KABUL, AFGHANISTAN — To a rumbling bass line and the essential mirror ball spinning overhead, nine young contestants spill nervously out from behind the curtain. The audience is mostly young men who have been squirming in their seats waiting for the show to begin. But there are young women too, in lipstick, sneakers and scarves, shivering against the winter chill that penetrates the Kabul wedding hall.
Every Thursday afternoon, this second-floor ballroom is converted into a television set for the recording of "Afghan Star," the country's version of the ubiquitous pop music talent show.
Different culture. Same template: Wannabe singers, a panel of three judges and a host channeling his inner Ryan Seacrest. And just like the contestants on "American Idol" or Any Idol Anywhere, the young Afghan contestants know that how you look can matter as much as how you belt out pop versions of Afghan standards.
So there's a singer wearing an electric-looking white suit and pink tie and another in a black leather jacket. Two more come out in traditional dress with formal, pointed shoes, looking like they might stick around to sing at the next wedding. One of the two female contestants wears jeans and a head scarf; the other is swathed hair-to-toe in bright red fabric.
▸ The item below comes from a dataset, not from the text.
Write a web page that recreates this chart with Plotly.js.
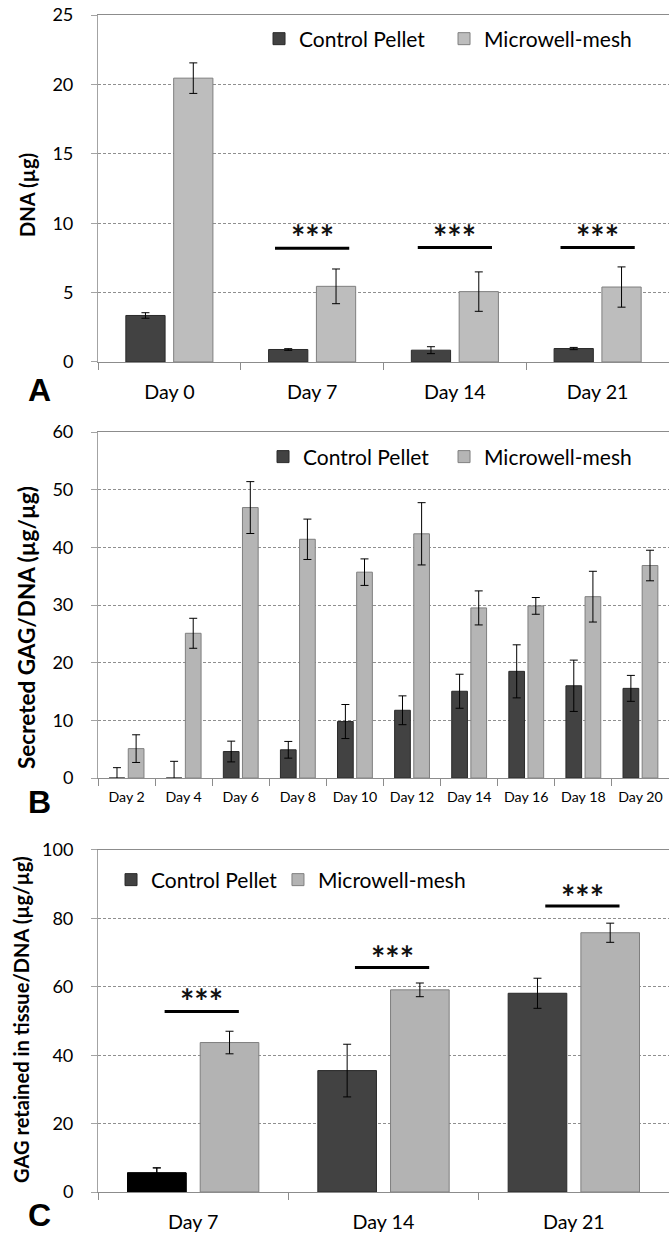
<!DOCTYPE html>
<html>
<head>
<meta charset="utf-8">
<script src="https://cdn.plot.ly/plotly-3.0.1.min.js"></script>
<style>html,body{margin:0;padding:0;background:#fff;}#chart{width:669px;height:1234px;}</style>
</head>
<body>
<div id="chart"></div>
<script>
// ---------- Panel A: DNA content ----------
const daysA = ["Day 0", "Day 7", "Day 14", "Day 21"];
const dnaControl = [3.35, 0.90, 0.85, 0.97];
const dnaControlErr = [0.20, 0.06, 0.25, 0.08];
const dnaMesh = [20.45, 5.45, 5.07, 5.40];
const dnaMeshErr = [1.10, 1.25, 1.42, 1.45];
const sigDaysA = ["Day 7", "Day 14", "Day 21"];
const sigLineA = [8.2, 8.25, 8.25];
const sigStarA = [9.5, 9.5, 9.5];

// ---------- Panel B: secreted GAG/DNA ----------
const daysB = ["Day 2", "Day 4", "Day 6", "Day 8", "Day 10", "Day 12", "Day 14", "Day 16", "Day 18", "Day 20"];
const secControl = [0, 0, 4.6, 4.9, 9.8, 11.75, 15.05, 18.5, 16.0, 15.55];
const secControlErr = [1.8, 2.9, 1.8, 1.45, 2.95, 2.5, 2.95, 4.6, 4.45, 2.25];
const secMesh = [5.1, 25.1, 46.9, 41.4, 35.7, 42.35, 29.5, 29.85, 31.45, 36.85];
const secMeshErr = [2.4, 2.6, 4.5, 3.5, 2.3, 5.4, 2.95, 1.45, 4.4, 2.65];

// ---------- Panel C: GAG retained in tissue/DNA ----------
const daysC = ["Day 7", "Day 14", "Day 21"];
const retControl = [5.6, 35.5, 58.1];
const retControlErr = [1.45, 7.7, 4.4];
const retMesh = [43.7, 59.1, 75.8];
const retMeshErr = [3.3, 2.0, 2.8];
const sigDaysC = ["Day 7", "Day 14", "Day 21"];
const sigLineC = [52.8, 65.6, 83.6];
const sigStarC = [57.9, 70.5, 88.4];

const seriesNames = ["Control Pellet", "Microwell-mesh"];
const yTitles = ["DNA (µg)", "Secreted GAG/DNA (µg/µg)", "GAG retained in tissue/DNA (µg/µg)"];
const panelLetters = ["A", "B", "C"];

// ---------- styles ----------
const CTRL = '#424242', CTRL_LINE = '#2a2a2a';
const MESH = '#bdbdbd', MESH_B = '#b5b5b5', MESH_C = '#b3b3b3', MESH_LINE = '#7f7f7f';
const FAM = 'Lato';
const FONT = 'Lato, "Open Sans", sans-serif';

// font size that gives a text the same pixel length as in the reference figure
const ctx = document.createElement('canvas').getContext('2d');
function fitSize(text, weight, target) {
  ctx.font = weight + ' 100px ' + FAM;
  const w = ctx.measureText(text).width;
  return w > 0 ? Math.round(1000 * target / w) / 10 : 18;
}
const tickA = fitSize('Day 0', 'normal', 51);
const tickB = fitSize('Day 10', 'normal', 45);
const tickY = fitSize('15', 'normal', 21);
const legSize = fitSize('Control Pellet', 'normal', 126);
const starSize = fitSize('***', 'bold', 43);
const titleSizes = [fitSize(yTitles[0], 'bold', 85), fitSize(yTitles[1], 'bold', 283), fitSize(yTitles[2], 'bold', 328)];

function errY(arr) {
  return {type: 'data', array: arr, visible: true, color: '#000', thickness: 1, width: 4};
}
function barTrace(name, x, y, err, color, lineColor, xa, ya, legend, offset, width, showlegend) {
  return {
    type: 'bar', name: name, x: x, y: y, xaxis: xa, yaxis: ya, legend: legend,
    offset: offset, width: width, showlegend: showlegend,
    marker: {color: color, line: {color: lineColor, width: 1}},
    error_y: errY(err), hoverinfo: 'x+y+name'
  };
}

const traces = [
  barTrace(seriesNames[0], daysA, dnaControl, dnaControlErr, CTRL, CTRL_LINE, 'x', 'y', 'legend', -0.305, 0.275, true),
  barTrace(seriesNames[1], daysA, dnaMesh, dnaMeshErr, MESH, MESH_LINE, 'x', 'y', 'legend2', 0.03, 0.275, true),
  barTrace(seriesNames[0], daysB, secControl, secControlErr, CTRL, CTRL_LINE, 'x2', 'y2', 'legend3', -0.305, 0.275, true),
  barTrace(seriesNames[1], daysB, secMesh, secMeshErr, MESH_B, MESH_LINE, 'x2', 'y2', 'legend4', 0.03, 0.275, true),
  barTrace(seriesNames[0], daysC, retControl, retControlErr, CTRL, CTRL_LINE, 'x3', 'y3', 'legend5', -0.345, 0.308, true),
  barTrace(seriesNames[1], daysC, retMesh, retMeshErr, MESH_C, MESH_LINE, 'x3', 'y3', 'legend6', 0.037, 0.308, true),
  // the Day 7 control pellet bar in panel C is drawn in black
  barTrace(seriesNames[0], [daysC[0]], [retControl[0]], [retControlErr[0]], '#000000', '#000000', 'x3', 'y3', 'legend5', -0.345, 0.308, false)
];

const shapes = [];
const annotations = [];
function addSig(days, cats, lineLevels, starLevels, xa, ya, center, half) {
  days.forEach((d, i) => {
    const idx = cats.indexOf(d);
    shapes.push({type: 'line', xref: xa, yref: ya, x0: idx + center - half, x1: idx + center + half,
      y0: lineLevels[i], y1: lineLevels[i], line: {color: '#000', width: 3}});
    annotations.push({xref: xa, yref: ya, x: idx + center, y: starLevels[i], text: '***', showarrow: false,
      xanchor: 'center', yanchor: 'middle', yshift: -7, font: {family: FONT, size: starSize, weight: 'bold', color: '#111'}});
  });
}
addSig(sigDaysA, daysA, sigLineA, sigStarA, 'x', 'y', 0.0, 0.26);
addSig(sigDaysC, daysC, sigLineC, sigStarC, 'x3', 'y3', 0.045, 0.195);

// panel letters and y-axis titles (paper coordinates)
const letterPos = [[-0.1016, 0.6814], [-0.1016, 0.3314], [-0.1016, -0.0195]];
const titlePos = [[-0.1243, 0.847], [-0.1243, 0.4792], [-0.1349, 0.147]];
panelLetters.forEach((t, i) => {
  annotations.push({xref: 'paper', yref: 'paper', x: letterPos[i][0], y: letterPos[i][1], text: t, showarrow: false,
    xanchor: 'center', yanchor: 'middle', font: {family: '"Liberation Sans", Arial, sans-serif', size: 32, weight: 'bold', color: '#000'}});
  annotations.push({xref: 'paper', yref: 'paper', x: titlePos[i][0], y: titlePos[i][1], text: yTitles[i], showarrow: false,
    textangle: -90, xanchor: 'center', yanchor: 'middle', font: {family: FONT, size: titleSizes[i], weight: 'bold', color: '#000'}});
});

function yAxis(domain, range, dtick) {
  return {
    domain: domain, range: range, dtick: dtick, tick0: 0, fixedrange: true,
    showgrid: true, gridcolor: '#8f8f8f', griddash: '3px,2px', gridwidth: 1,
    showline: true, linecolor: '#a3a3a3', linewidth: 1,
    ticks: 'outside', ticklen: 6, tickcolor: '#a3a3a3', ticklabelstandoff: 14,
    tickfont: {family: FONT, size: tickY, color: '#000'}, zeroline: false
  };
}
function xAxis(anchor, n, tickSize, standoff) {
  return {
    anchor: anchor, domain: [0, 1], type: 'category', range: [-0.5, n - 0.5], fixedrange: true,
    showline: true, mirror: true, linecolor: '#8c8c8c', linewidth: 1,
    ticks: 'outside', tickson: 'boundaries', ticklen: 7, tickcolor: '#8c8c8c',
    ticklabelstandoff: standoff, tickfont: {family: FONT, size: tickSize, color: '#000'},
    showgrid: false, zeroline: false
  };
}
function legendAt(x, y) {
  return {x: x, y: y, xanchor: 'left', yanchor: 'middle', orientation: 'h', bgcolor: 'rgba(0,0,0,0)',
    font: {family: FONT, size: legSize, color: '#000'}, itemclick: false, itemdoubleclick: false};
}

const layout = {
  width: 669, height: 1234,
  margin: {l: 98, r: 0, t: 15, b: 42},
  paper_bgcolor: '#fff', plot_bgcolor: '#fff',
  barmode: 'group',
  font: {family: FONT, color: '#000'},
  xaxis: xAxis('y', daysA.length, tickA, 12),
  yaxis: yAxis([0.7052, 1], [0, 25], 5),
  xaxis2: xAxis('y2', daysB.length, tickB, 6),
  yaxis2: yAxis([0.3517, 0.6457], [0, 60], 10),
  xaxis3: xAxis('y3', daysC.length, tickA, 12),
  yaxis3: yAxis([0, 0.2906], [0, 100], 20),
  legend: legendAt(0.2820, 0.9796),
  legend2: legendAt(0.6060, 0.9796),
  legend3: legendAt(0.2890, 0.6245),
  legend4: legendAt(0.6060, 0.6245),
  legend5: legendAt(0.0228, 0.2651),
  legend6: legendAt(0.3152, 0.2651),
  shapes: shapes,
  annotations: annotations
};

Plotly.newPlot('chart', traces, layout, {displayModeBar: false});
</script>
</body>
</html>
The clashing fashion, from traditional Afghan to retro rocker, underscores the cultural mash-up that is modern Afghanistan. Since the Taliban's ban on music, television programs and other art forms was lifted when the fundamentalist Islamic group was chased from power in 2001, a wave of foreign culture has washed over the country, reviving music, bringing pirated Hollywood DVDs to downtown shops, and introducing programs as varied as South Korean dramas and "24" on the country's burgeoning private television channels.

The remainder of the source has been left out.